begin Data segment
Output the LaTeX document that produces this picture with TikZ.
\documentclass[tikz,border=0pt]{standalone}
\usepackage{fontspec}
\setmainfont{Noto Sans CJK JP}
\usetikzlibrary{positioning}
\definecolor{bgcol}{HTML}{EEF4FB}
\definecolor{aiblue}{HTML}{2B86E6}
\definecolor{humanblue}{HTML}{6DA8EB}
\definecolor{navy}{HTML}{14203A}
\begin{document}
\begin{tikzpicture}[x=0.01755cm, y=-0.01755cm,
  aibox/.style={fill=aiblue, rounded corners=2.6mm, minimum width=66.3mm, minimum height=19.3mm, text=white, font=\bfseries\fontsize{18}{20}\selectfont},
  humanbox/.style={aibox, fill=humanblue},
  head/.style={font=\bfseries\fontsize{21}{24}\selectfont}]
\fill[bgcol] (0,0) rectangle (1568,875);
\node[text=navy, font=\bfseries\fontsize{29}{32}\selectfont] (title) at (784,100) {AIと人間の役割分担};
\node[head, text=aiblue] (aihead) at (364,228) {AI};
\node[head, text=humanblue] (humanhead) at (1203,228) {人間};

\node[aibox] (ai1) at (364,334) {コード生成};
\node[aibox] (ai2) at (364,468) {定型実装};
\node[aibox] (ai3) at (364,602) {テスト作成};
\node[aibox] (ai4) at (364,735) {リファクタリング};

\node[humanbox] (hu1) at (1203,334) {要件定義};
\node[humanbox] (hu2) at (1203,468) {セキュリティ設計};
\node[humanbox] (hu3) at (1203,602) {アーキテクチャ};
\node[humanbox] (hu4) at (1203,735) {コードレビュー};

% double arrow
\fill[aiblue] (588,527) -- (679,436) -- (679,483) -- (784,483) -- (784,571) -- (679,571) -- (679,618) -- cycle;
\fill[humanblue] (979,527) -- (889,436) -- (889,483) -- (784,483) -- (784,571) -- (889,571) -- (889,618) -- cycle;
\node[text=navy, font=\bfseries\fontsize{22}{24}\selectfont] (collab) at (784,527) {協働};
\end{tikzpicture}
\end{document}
end Data segment
• Instruction: Retype only the lines running from the top of the listing to the line that holds "(ai4) at (364,735)", both ends included.

• Reply to the task:
Output the LaTeX document that produces this picture with TikZ.
\documentclass[tikz,border=0pt]{standalone}
\usepackage{fontspec}
\setmainfont{Noto Sans CJK JP}
\usetikzlibrary{positioning}
\definecolor{bgcol}{HTML}{EEF4FB}
\definecolor{aiblue}{HTML}{2B86E6}
\definecolor{humanblue}{HTML}{6DA8EB}
\definecolor{navy}{HTML}{14203A}
\begin{document}
\begin{tikzpicture}[x=0.01755cm, y=-0.01755cm,
  aibox/.style={fill=aiblue, rounded corners=2.6mm, minimum width=66.3mm, minimum height=19.3mm, text=white, font=\bfseries\fontsize{18}{20}\selectfont},
  humanbox/.style={aibox, fill=humanblue},
  head/.style={font=\bfseries\fontsize{21}{24}\selectfont}]
\fill[bgcol] (0,0) rectangle (1568,875);
\node[text=navy, font=\bfseries\fontsize{29}{32}\selectfont] (title) at (784,100) {AIと人間の役割分担};
\node[head, text=aiblue] (aihead) at (364,228) {AI};
\node[head, text=humanblue] (humanhead) at (1203,228) {人間};

\node[aibox] (ai1) at (364,334) {コード生成};
\node[aibox] (ai2) at (364,468) {定型実装};
\node[aibox] (ai3) at (364,602) {テスト作成};
\node[aibox] (ai4) at (364,735) {リファクタリング};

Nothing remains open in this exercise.